## STORED DATA

%%

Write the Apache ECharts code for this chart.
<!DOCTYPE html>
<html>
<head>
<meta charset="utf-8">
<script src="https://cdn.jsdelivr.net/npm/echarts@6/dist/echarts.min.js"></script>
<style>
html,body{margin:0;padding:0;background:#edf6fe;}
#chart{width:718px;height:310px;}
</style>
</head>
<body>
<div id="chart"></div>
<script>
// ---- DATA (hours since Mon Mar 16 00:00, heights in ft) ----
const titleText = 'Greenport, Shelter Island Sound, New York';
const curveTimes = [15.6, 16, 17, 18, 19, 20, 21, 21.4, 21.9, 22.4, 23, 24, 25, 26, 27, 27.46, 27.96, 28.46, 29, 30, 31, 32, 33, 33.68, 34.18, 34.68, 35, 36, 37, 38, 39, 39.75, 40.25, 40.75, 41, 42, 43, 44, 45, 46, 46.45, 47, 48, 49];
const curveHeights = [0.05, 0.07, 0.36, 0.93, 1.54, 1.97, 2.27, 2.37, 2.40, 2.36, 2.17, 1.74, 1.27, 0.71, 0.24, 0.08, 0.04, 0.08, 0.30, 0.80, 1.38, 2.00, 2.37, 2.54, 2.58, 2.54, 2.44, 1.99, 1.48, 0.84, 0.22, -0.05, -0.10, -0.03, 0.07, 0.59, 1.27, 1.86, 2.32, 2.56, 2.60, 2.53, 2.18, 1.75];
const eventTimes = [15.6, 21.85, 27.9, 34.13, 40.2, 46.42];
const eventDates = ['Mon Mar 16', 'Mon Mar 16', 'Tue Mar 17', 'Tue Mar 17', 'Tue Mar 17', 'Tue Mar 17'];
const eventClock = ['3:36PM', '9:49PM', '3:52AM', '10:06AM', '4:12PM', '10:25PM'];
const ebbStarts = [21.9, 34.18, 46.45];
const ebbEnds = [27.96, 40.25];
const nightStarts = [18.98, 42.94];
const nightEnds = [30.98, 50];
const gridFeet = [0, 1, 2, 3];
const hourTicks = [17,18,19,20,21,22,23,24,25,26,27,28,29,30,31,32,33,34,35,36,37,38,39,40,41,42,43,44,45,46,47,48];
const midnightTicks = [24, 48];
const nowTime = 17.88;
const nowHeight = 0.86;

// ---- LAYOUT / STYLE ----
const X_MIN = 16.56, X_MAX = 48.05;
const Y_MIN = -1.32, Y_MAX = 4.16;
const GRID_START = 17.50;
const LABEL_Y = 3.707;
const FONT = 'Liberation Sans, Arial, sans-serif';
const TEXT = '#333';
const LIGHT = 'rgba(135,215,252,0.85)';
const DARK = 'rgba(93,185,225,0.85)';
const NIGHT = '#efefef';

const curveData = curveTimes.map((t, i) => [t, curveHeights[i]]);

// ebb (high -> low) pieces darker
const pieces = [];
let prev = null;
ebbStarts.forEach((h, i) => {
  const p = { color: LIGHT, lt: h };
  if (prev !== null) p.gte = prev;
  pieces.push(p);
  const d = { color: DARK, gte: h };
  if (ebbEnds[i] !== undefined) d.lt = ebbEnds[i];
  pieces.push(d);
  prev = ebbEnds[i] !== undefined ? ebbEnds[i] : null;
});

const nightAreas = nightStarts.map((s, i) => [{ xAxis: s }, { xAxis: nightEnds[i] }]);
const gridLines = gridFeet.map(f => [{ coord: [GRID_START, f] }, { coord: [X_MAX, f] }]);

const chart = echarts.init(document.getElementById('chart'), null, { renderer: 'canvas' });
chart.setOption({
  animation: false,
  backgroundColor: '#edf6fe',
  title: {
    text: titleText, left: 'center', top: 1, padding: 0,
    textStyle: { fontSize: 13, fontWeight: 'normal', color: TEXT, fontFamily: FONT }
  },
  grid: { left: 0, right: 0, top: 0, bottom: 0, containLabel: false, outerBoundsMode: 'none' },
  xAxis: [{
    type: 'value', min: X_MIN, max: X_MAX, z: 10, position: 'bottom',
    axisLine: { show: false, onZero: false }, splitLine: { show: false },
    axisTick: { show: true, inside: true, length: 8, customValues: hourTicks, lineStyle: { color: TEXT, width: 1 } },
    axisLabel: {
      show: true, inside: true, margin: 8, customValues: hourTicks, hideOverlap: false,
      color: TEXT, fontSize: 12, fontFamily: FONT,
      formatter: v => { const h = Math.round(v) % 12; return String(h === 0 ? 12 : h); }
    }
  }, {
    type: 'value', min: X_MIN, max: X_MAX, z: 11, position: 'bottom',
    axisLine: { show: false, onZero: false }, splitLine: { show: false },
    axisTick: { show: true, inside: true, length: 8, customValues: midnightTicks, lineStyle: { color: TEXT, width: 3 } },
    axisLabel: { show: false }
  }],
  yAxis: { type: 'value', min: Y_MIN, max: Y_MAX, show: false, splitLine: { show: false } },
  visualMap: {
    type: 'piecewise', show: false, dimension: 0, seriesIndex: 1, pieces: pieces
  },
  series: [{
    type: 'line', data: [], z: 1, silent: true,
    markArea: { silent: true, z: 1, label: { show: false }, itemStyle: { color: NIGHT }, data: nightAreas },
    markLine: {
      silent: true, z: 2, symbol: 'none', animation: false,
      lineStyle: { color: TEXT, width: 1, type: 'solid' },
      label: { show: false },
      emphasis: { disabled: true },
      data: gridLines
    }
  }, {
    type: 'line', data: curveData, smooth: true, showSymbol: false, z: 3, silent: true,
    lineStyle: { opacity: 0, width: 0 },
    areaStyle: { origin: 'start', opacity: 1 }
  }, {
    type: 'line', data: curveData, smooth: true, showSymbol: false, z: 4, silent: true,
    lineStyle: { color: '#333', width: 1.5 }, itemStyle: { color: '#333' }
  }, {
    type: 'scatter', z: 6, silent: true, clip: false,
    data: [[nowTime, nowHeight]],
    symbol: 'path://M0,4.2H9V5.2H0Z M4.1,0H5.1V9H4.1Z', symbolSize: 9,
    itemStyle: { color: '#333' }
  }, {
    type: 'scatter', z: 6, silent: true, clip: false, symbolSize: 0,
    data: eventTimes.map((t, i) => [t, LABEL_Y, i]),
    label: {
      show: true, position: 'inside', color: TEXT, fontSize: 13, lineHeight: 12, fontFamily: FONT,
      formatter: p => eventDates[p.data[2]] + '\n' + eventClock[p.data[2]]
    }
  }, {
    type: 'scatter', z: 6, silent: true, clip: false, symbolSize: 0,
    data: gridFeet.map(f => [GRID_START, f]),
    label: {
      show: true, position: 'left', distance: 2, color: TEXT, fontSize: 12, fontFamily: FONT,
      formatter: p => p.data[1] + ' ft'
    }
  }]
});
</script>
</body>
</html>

%%

## YOUR OBJECTIVE
Return the full listing, character for character.

## EXERCISE ANSWER
Write the Apache ECharts code for this chart.
<!DOCTYPE html>
<html>
<head>
<meta charset="utf-8">
<script src="https://cdn.jsdelivr.net/npm/echarts@6/dist/echarts.min.js"></script>
<style>
html,body{margin:0;padding:0;background:#edf6fe;}
#chart{width:718px;height:310px;}
</style>
</head>
<body>
<div id="chart"></div>
<script>
// ---- DATA (hours since Mon Mar 16 00:00, heights in ft) ----
const titleText = 'Greenport, Shelter Island Sound, New York';
const curveTimes = [15.6, 16, 17, 18, 19, 20, 21, 21.4, 21.9, 22.4, 23, 24, 25, 26, 27, 27.46, 27.96, 28.46, 29, 30, 31, 32, 33, 33.68, 34.18, 34.68, 35, 36, 37, 38, 39, 39.75, 40.25, 40.75, 41, 42, 43, 44, 45, 46, 46.45, 47, 48, 49];
const curveHeights = [0.05, 0.07, 0.36, 0.93, 1.54, 1.97, 2.27, 2.37, 2.40, 2.36, 2.17, 1.74, 1.27, 0.71, 0.24, 0.08, 0.04, 0.08, 0.30, 0.80, 1.38, 2.00, 2.37, 2.54, 2.58, 2.54, 2.44, 1.99, 1.48, 0.84, 0.22, -0.05, -0.10, -0.03, 0.07, 0.59, 1.27, 1.86, 2.32, 2.56, 2.60, 2.53, 2.18, 1.75];
const eventTimes = [15.6, 21.85, 27.9, 34.13, 40.2, 46.42];
const eventDates = ['Mon Mar 16', 'Mon Mar 16', 'Tue Mar 17', 'Tue Mar 17', 'Tue Mar 17', 'Tue Mar 17'];
const eventClock = ['3:36PM', '9:49PM', '3:52AM', '10:06AM', '4:12PM', '10:25PM'];
const ebbStarts = [21.9, 34.18, 46.45];
const ebbEnds = [27.96, 40.25];
const nightStarts = [18.98, 42.94];
const nightEnds = [30.98, 50];
const gridFeet = [0, 1, 2, 3];
const hourTicks = [17,18,19,20,21,22,23,24,25,26,27,28,29,30,31,32,33,34,35,36,37,38,39,40,41,42,43,44,45,46,47,48];
const midnightTicks = [24, 48];
const nowTime = 17.88;
const nowHeight = 0.86;

// ---- LAYOUT / STYLE ----
const X_MIN = 16.56, X_MAX = 48.05;
const Y_MIN = -1.32, Y_MAX = 4.16;
const GRID_START = 17.50;
const LABEL_Y = 3.707;
const FONT = 'Liberation Sans, Arial, sans-serif';
const TEXT = '#333';
const LIGHT = 'rgba(135,215,252,0.85)';
const DARK = 'rgba(93,185,225,0.85)';
const NIGHT = '#efefef';

const curveData = curveTimes.map((t, i) => [t, curveHeights[i]]);

// ebb (high -> low) pieces darker
const pieces = [];
let prev = null;
ebbStarts.forEach((h, i) => {
  const p = { color: LIGHT, lt: h };
  if (prev !== null) p.gte = prev;
  pieces.push(p);
  const d = { color: DARK, gte: h };
  if (ebbEnds[i] !== undefined) d.lt = ebbEnds[i];
  pieces.push(d);
  prev = ebbEnds[i] !== undefined ? ebbEnds[i] : null;
});

const nightAreas = nightStarts.map((s, i) => [{ xAxis: s }, { xAxis: nightEnds[i] }]);
const gridLines = gridFeet.map(f => [{ coord: [GRID_START, f] }, { coord: [X_MAX, f] }]);

const chart = echarts.init(document.getElementById('chart'), null, { renderer: 'canvas' });
chart.setOption({
  animation: false,
  backgroundColor: '#edf6fe',
  title: {
    text: titleText, left: 'center', top: 1, padding: 0,
    textStyle: { fontSize: 13, fontWeight: 'normal', color: TEXT, fontFamily: FONT }
  },
  grid: { left: 0, right: 0, top: 0, bottom: 0, containLabel: false, outerBoundsMode: 'none' },
  xAxis: [{
    type: 'value', min: X_MIN, max: X_MAX, z: 10, position: 'bottom',
    axisLine: { show: false, onZero: false }, splitLine: { show: false },
    axisTick: { show: true, inside: true, length: 8, customValues: hourTicks, lineStyle: { color: TEXT, width: 1 } },
    axisLabel: {
      show: true, inside: true, margin: 8, customValues: hourTicks, hideOverlap: false,
      color: TEXT, fontSize: 12, fontFamily: FONT,
      formatter: v => { const h = Math.round(v) % 12; return String(h === 0 ? 12 : h); }
    }
  }, {
    type: 'value', min: X_MIN, max: X_MAX, z: 11, position: 'bottom',
    axisLine: { show: false, onZero: false }, splitLine: { show: false },
    axisTick: { show: true, inside: true, length: 8, customValues: midnightTicks, lineStyle: { color: TEXT, width: 3 } },
    axisLabel: { show: false }
  }],
  yAxis: { type: 'value', min: Y_MIN, max: Y_MAX, show: false, splitLine: { show: false } },
  visualMap: {
    type: 'piecewise', show: false, dimension: 0, seriesIndex: 1, pieces: pieces
  },
  series: [{
    type: 'line', data: [], z: 1, silent: true,
    markArea: { silent: true, z: 1, label: { show: false }, itemStyle: { color: NIGHT }, data: nightAreas },
    markLine: {
      silent: true, z: 2, symbol: 'none', animation: false,
      lineStyle: { color: TEXT, width: 1, type: 'solid' },
      label: { show: false },
      emphasis: { disabled: true },
      data: gridLines
    }
  }, {
    type: 'line', data: curveData, smooth: true, showSymbol: false, z: 3, silent: true,
    lineStyle: { opacity: 0, width: 0 },
    areaStyle: { origin: 'start', opacity: 1 }
  }, {
    type: 'line', data: curveData, smooth: true, showSymbol: false, z: 4, silent: true,
    lineStyle: { color: '#333', width: 1.5 }, itemStyle: { color: '#333' }
  }, {
    type: 'scatter', z: 6, silent: true, clip: false,
    data: [[nowTime, nowHeight]],
    symbol: 'path://M0,4.2H9V5.2H0Z M4.1,0H5.1V9H4.1Z', symbolSize: 9,
    itemStyle: { color: '#333' }
  }, {
    type: 'scatter', z: 6, silent: true, clip: false, symbolSize: 0,
    data: eventTimes.map((t, i) => [t, LABEL_Y, i]),
    label: {
      show: true, position: 'inside', color: TEXT, fontSize: 13, lineHeight: 12, fontFamily: FONT,
      formatter: p => eventDates[p.data[2]] + '\n' + eventClock[p.data[2]]
    }
  }, {
    type: 'scatter', z: 6, silent: true, clip: false, symbolSize: 0,
    data: gridFeet.map(f => [GRID_START, f]),
    label: {
      show: true, position: 'left', distance: 2, color: TEXT, fontSize: 12, fontFamily: FONT,
      formatter: p => p.data[1] + ' ft'
    }
  }]
});
</script>
</body>
</html>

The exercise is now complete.